Другой крупнейший еретик первых веков христианства Арий, по словам Карсавина, «приобрел много приверженцев вкрадчивой ласковой речью и аскетической строгостью жизни» [157]. Поснов, подчеркивая, что он был почитаем главенствующим епископом и имел почтение со стороны благочестивых женщин, так описывает внешний облик знаменитого еретика:  «По внешнему виду, Арий был высок, худ, как аскет, серьезный, но приятный в обращении, крас¬норечив и искусен в диалектике, но также хитр и честолюбив; Oн был человек с мятущейся душой» [158]. (Выд. автором). В сущности Арий рисуется натурою богато-одаренной, с некоторыми недостатками, которые, надо полагать, и стали причиной уклонения его в ересь.

На пристрастность ересиархов к разнообразным блудным страстям указывает святитель Игнатий (Брянчанинов). Он пишет: «Поведение ересиархов было развратное: Аполлинарий имел прелюбодейную связь, Евтихий был особенно порабощен страсти сребролюбия. Арий был развратен до невероятности. Когда его песнопение, Талию, начали читать на Первом Никейском Соборе, Отцы Собора заткнули уши, отказались слышать срамословие, не могущее никогда придти на ум человеку благочестивому» [159].

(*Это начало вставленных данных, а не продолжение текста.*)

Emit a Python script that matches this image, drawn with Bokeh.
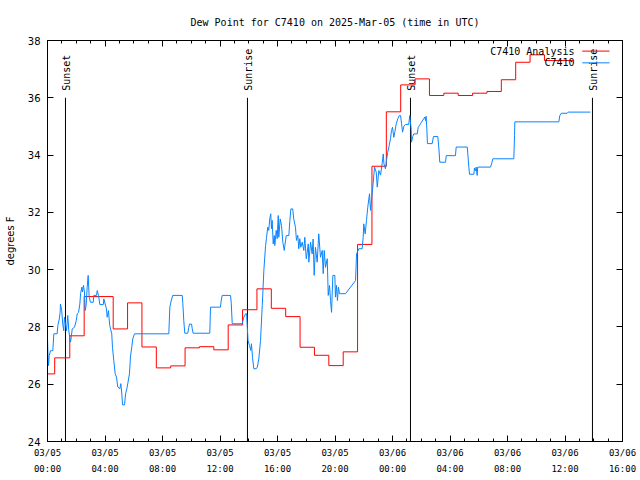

Краткие выводы. Как можно заметить из всего выше сказанного, практически всем рассмотренным нами ересиархам присущ ряд общих или сходных черт характера. Их всех объединяет непомерно строгий аскетизм; пламенность и пылкость в служении; ревность к Богу; мятежная или мятущаяся душа; некая душевная неукротимость и беспокойность; человеческое мудрствование; прямолинейность, непримиримость, нетерпимость и решительность в поступках; надмение по отношению к окружающим. Другими словами – чрезмерность и нетрезвенность по отношению к себе и к Богу. Можно, вероятно, с полной уверенностью говорить о самом главном – о замутнении сердца, искажающего духовные глубины Истины, раздробляющего Истину на фрагменты и отдающего предпочтение одному фрагменту, или одним из фрагментов, в ущерб целостному восприятию. Замутненность сердца восполняется активной работой своевольного разума, лишенного контроля со стороны духа, и уводящего постепенно человека от Бога. В то же время испорченный компас человека показывает ему, что его курс, в отличие от многих других – роль гордыни – самый правильный, верный и истинный.